Doug Christie Finally Has No Excuses With This Kings Roster

Can Doug Christie's defensively-minded roster transform the Kings into a winning team after a series of strategic changes?

Doug Christie is finally getting a Kings roster that looks built for the way he wants to coach.

For a coach whose identity is rooted in defense, the fit in Sacramento has been off for a while. The Kings had been assembled with too many shoot-first guards, too few playmakers and almost no defensive backbone. That group, put together under former general manager Monte McNair, never really made sense, and the results showed it.

It wasn’t on the players to fix that mess. Domantas Sabonis, DeMar DeRozan, Zach LaVine and the rest were trying to make something work from a setup that was flawed from the start. Mike Brown ended up taking the blame when it didn’t work, and his firing opened the door for Christie to take over as head coach.

But Christie inherited a team that was still badly balanced, constantly injured and in need of a major reset. As a first-time head coach, he was asked to make sense of a roster that didn’t match his approach.

That’s changing now.

Sacramento has spent the past year reshaping the roster, and the additions have tilted much more toward defense. That should give Christie a group that fits his vision far better and, just as importantly, give fans a clearer look at what he actually wants this team to be.
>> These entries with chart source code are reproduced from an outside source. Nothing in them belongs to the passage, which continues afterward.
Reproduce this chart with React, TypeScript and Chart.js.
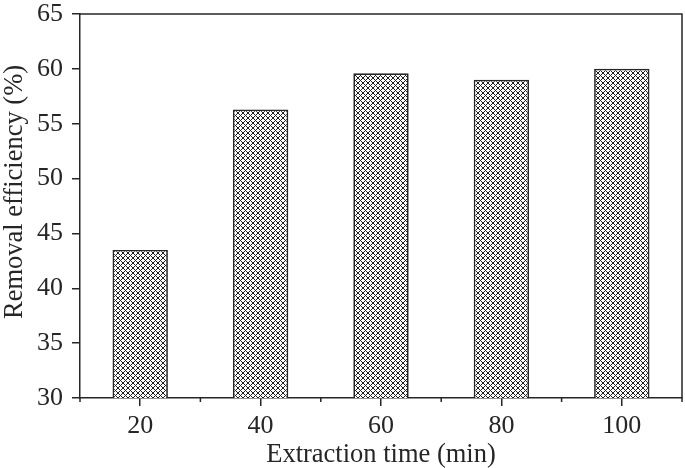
import React, { useEffect, useRef } from "react";
import { Chart, registerables } from "chart.js";

Chart.register(...registerables);

const categories = ["20", "40", "60", "80", "100"];
const removalEfficiency = [43.5, 56.3, 59.6, 59.0, 60.0];
const yTicks = [30, 35, 40, 45, 50, 55, 60, 65];
const xTitle = "Extraction time (min)";
const yTitle = "Removal efficiency (%)";

const INK = "#262626";
const FONT = "'Liberation Serif', 'Times New Roman', serif";

function makePattern(ctx: CanvasRenderingContext2D) {
  const S = 5;
  const c = document.createElement("canvas");
  c.width = S;
  c.height = S;
  const g = c.getContext("2d")!;
  g.fillStyle = "#ffffff";
  g.fillRect(0, 0, S, S);
  g.fillStyle = "#1e1e1e";
  for (let y = 0; y < S; y++) {
    for (let x = 0; x < S; x++) {
      if ((x - y + S) % S === 0 || (x + y) % S === 0) g.fillRect(x, y, 1, 1);
    }
  }
  return ctx.createPattern(c, "repeat")!;
}

const framePlugin = {
  id: "frameAndTitles",
  afterDraw(chart: any) {
    const { ctx, chartArea } = chart;
    const { left, right, top, bottom } = chartArea;
    const x = chart.scales.x;
    ctx.save();
    ctx.strokeStyle = INK;
    ctx.lineWidth = 1.5;
    ctx.beginPath();
    ctx.moveTo(left, top);
    ctx.lineTo(right, top);
    ctx.lineTo(right, bottom);
    for (let i = 0; i <= categories.length; i++) {
      const px = x.getPixelForValue(i - 0.5);
      ctx.moveTo(px, bottom);
      ctx.lineTo(px, bottom + 4);
    }
    ctx.stroke();

    ctx.fillStyle = INK;
    ctx.font = `26.5px ${FONT}`;
    ctx.textAlign = "center";
    ctx.textBaseline = "alphabetic";
    ctx.fillText(xTitle, (left + right) / 2, 462);

    ctx.translate(22, 192);
    ctx.rotate(-Math.PI / 2);
    ctx.fillText(yTitle, 0, 0);
    ctx.restore();
  },
};

export default function App() {
  const ref = useRef<HTMLCanvasElement>(null);

  useEffect(() => {
    let chart: Chart | null = null;
    let cancelled = false;
    const build = () => {
      if (cancelled) return;
      const canvas = ref.current!;
      const ctx = canvas.getContext("2d")!;
      const pattern = makePattern(ctx);
      chart = new Chart(ctx, {
        type: "bar",
        data: {
          labels: categories,
          datasets: [
            {
              data: removalEfficiency,
              backgroundColor: pattern,
              borderColor: INK,
              borderWidth: 1.7,
              barPercentage: 0.46,
              categoryPercentage: 1,
            },
          ],
        },
        options: {
          responsive: false,
          animation: false,
          devicePixelRatio: 1,
          layout: { padding: { top: 14, right: 3, left: 0, bottom: 0 } },
          plugins: {
            legend: { display: false },
            tooltip: { enabled: false },
          },
          scales: {
            x: {
              offset: true,
              grid: {
                display: true,
                drawOnChartArea: false,
                offset: false,
                tickLength: 8,
                color: INK,
                lineWidth: 1.5,
              },
              border: { display: true, color: INK, width: 1.5 },
              ticks: {
                font: { family: FONT, size: 26 },
                color: INK,
                padding: 5,
                maxRotation: 0,
              },
              afterFit: (s: any) => {
                s.height = 70;
                s.paddingLeft = 0;
                s.paddingRight = 0;
              },
            },
            y: {
              min: 30,
              max: 65,
              afterBuildTicks: (s: any) => {
                s.ticks = yTicks.map((v) => ({ value: v }));
              },
              grid: {
                display: true,
                drawOnChartArea: false,
                tickLength: 8,
                color: INK,
                lineWidth: 1.5,
              },
              border: { display: true, color: INK, width: 1.5 },
              ticks: {
                font: { family: FONT, size: 26 },
                color: INK,
                padding: 9,
              },
              afterFit: (s: any) => {
                s.width = 80;
                s.paddingTop = 0;
                s.paddingBottom = 0;
              },
            },
          },
        },
        plugins: [framePlugin],
      });
    };
    const fontsApi = (document as any).fonts;
    if (fontsApi && fontsApi.load) {
      fontsApi.load(`24px "Liberation Serif"`).then(build, build);
    } else {
      build();
    }
    return () => {
      cancelled = true;
      if (chart) chart.destroy();
    };
  }, []);

  return (
    <div style={{ position: "fixed", left: 0, top: 0, width: 685, height: 468, background: "#fff" }}>
      <canvas ref={ref} width={685} height={468} />
    </div>
  );
}
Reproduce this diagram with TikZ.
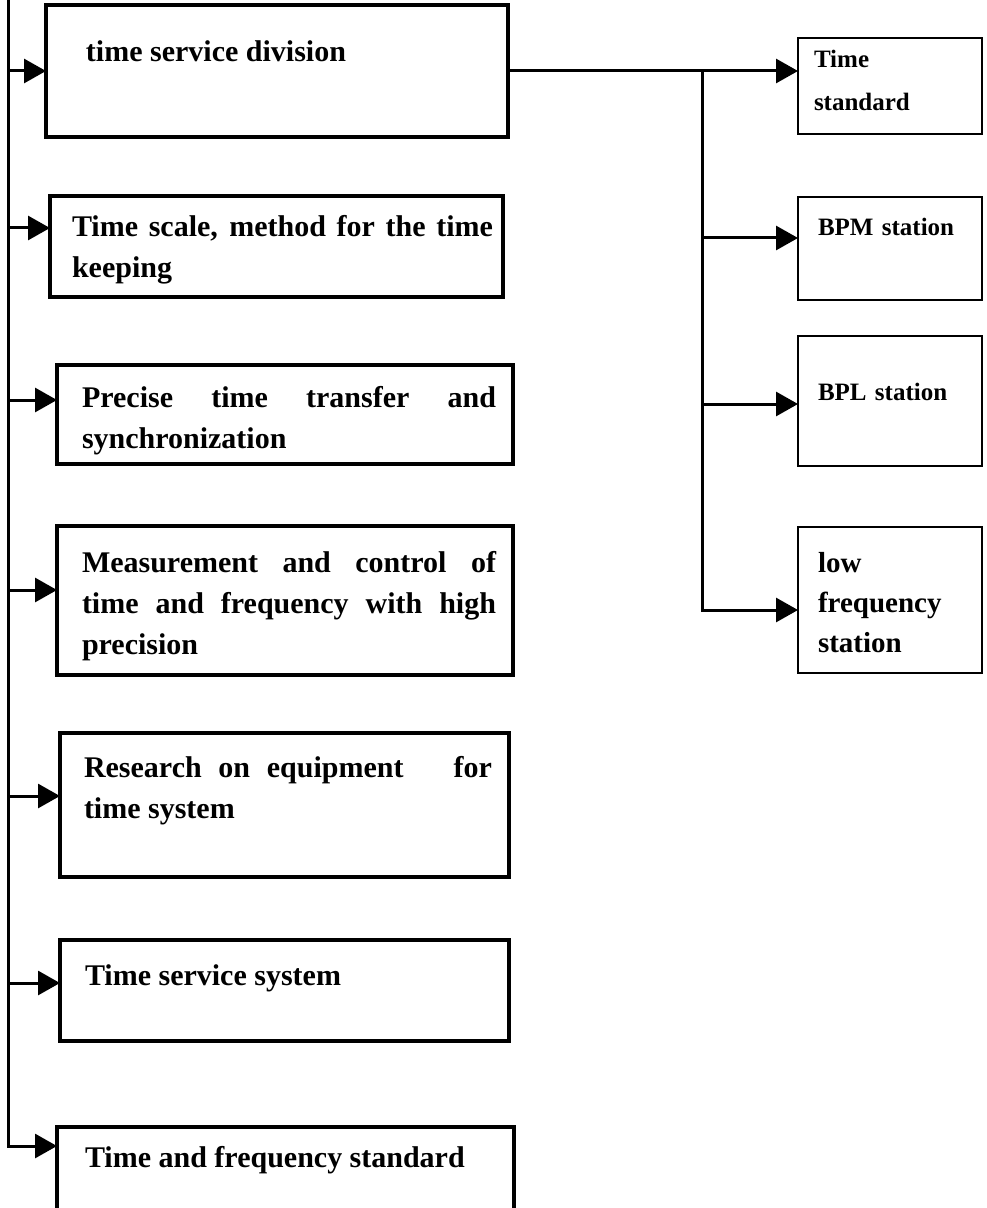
\documentclass[tikz,border=0pt]{standalone}
\usepackage{fontspec}
\setmainfont{Liberation Serif}
\usetikzlibrary{arrows.meta}
\hyphenpenalty=10000 % no hyphens in the boxes

\tikzset{
  unit/.style={draw, line width=2.2pt, anchor=north west, inner sep=0pt, outer sep=0pt,
    align=justify, font=\bfseries\fontsize{15}{20.5}\selectfont},
  station/.style={draw, line width=1.3pt, anchor=north west, inner sep=0pt, outer sep=0pt,
    text width=92pt, align=left, font=\bfseries\fontsize{12.5}{21.5}\selectfont},
  feed/.style={line width=1.5pt, -{Triangle[length=11pt,width=12pt]}},
  trunk/.style={line width=1.6pt},
}

\begin{document}
\begin{tikzpicture}[x=0.5pt, y=-0.5pt]    % one unit = one pixel of the scan
\clip (0,0) rectangle (986,1208);

% left column of units
\node[unit, text width=231pt, text height=28.5pt, text depth=37.5pt] (tsd) at (46,5)
    {\leftskip=20pt time service division\par};
\node[unit, text width=226.5pt, text height=20.5pt, text depth=30pt] (scale) at (50,196)
    {\leftskip=11pt\rightskip=5pt Time scale, method for the time\linebreak keeping\par};
\node[unit, text width=228pt, text height=21pt, text depth=28.5pt] (transfer) at (57,365)
    {\leftskip=12.5pt\rightskip=8.5pt Precise time transfer and\linebreak synchronization\par};
\node[unit, text width=228pt, text height=23pt, text depth=51.5pt] (measure) at (57,526)
    {\leftskip=12.5pt\rightskip=8.5pt Measurement and control of\linebreak
     time and frequency with high\linebreak precision\par};
\node[unit, text width=224.5pt, text height=22pt, text depth=50pt] (research) at (60,733)
    {\leftskip=12pt\rightskip=8.5pt Research on equipment\ \ \ for\linebreak time system\par};
\node[unit, text width=224.5pt, text height=22.5pt, text depth=28pt] (service) at (60,940)
    {\leftskip=12.5pt Time service system\par};
\node[unit, text width=228.5pt, text height=20pt, text depth=31pt] (standard) at (57,1127)
    {\leftskip=14pt Time and frequency standard\par};

% right column of stations
\node[station, text height=15pt, text depth=33pt] (ts) at (798,38)
    {\leftskip=8pt Time\\standard\par};
\node[station, text height=19.5pt, text depth=32pt] (bpm) at (798,197)
    {\leftskip=10pt BPM station\par};
\node[station, text height=32pt, text depth=33pt] (bpl) at (798,336)
    {\leftskip=10pt BPL station\par};
\node[station, text height=22.5pt, text depth=50.5pt,
      font=\bfseries\fontsize{14.5}{20}\selectfont] (lfs) at (798,527)
    {\leftskip=10pt low\\frequency\\station\par};

% left trunk
\coordinate (spine) at (8,0);
\path ([yshift=16pt]standard.west) coordinate (tip);
\draw[feed] (spine) |- (tip);
\foreach \b/\dy in {tsd/0, scale/9.25, transfer/7.25, measure/5.25, research/4.5, service/3.75}{
  \path ([yshift=\dy pt]\b.west) coordinate (tip);
  \draw[feed] (spine |- tip) -- (tip);
}

% right trunk
\draw[feed] (tsd.east) -- (tsd.east -| ts.west);
\coordinate (fork) at (tsd.east -| 702,0);
\path ([yshift=-5pt]lfs.west) coordinate (tip);
\draw[feed] (fork) |- (tip);
\foreach \b/\dy in {bpm/5.25, bpl/-1.5}{
  \path ([yshift=\dy pt]\b.west) coordinate (tip);
  \draw[feed] (fork |- tip) -- (tip);
}
\end{tikzpicture}
\end{document}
Christie drew plenty of criticism last season for being too locked in on defense and too rigid in how he applied it. Those complaints weren’t unfair. At times, he looked more committed to the plan than to the immediate win.

Still, the roster around him made life difficult. Once the veterans started going down, the rookies and newer players took over, and that’s when Christie’s ideas began to show up more clearly. The Kings also started to pick up some much-needed wins.

The recent changes in Sacramento should only help that process. This coming season will be the first real chance to see Christie with a roster that matches his style.

Even then, the path probably won’t be smooth right away. Things may get worse before they get better.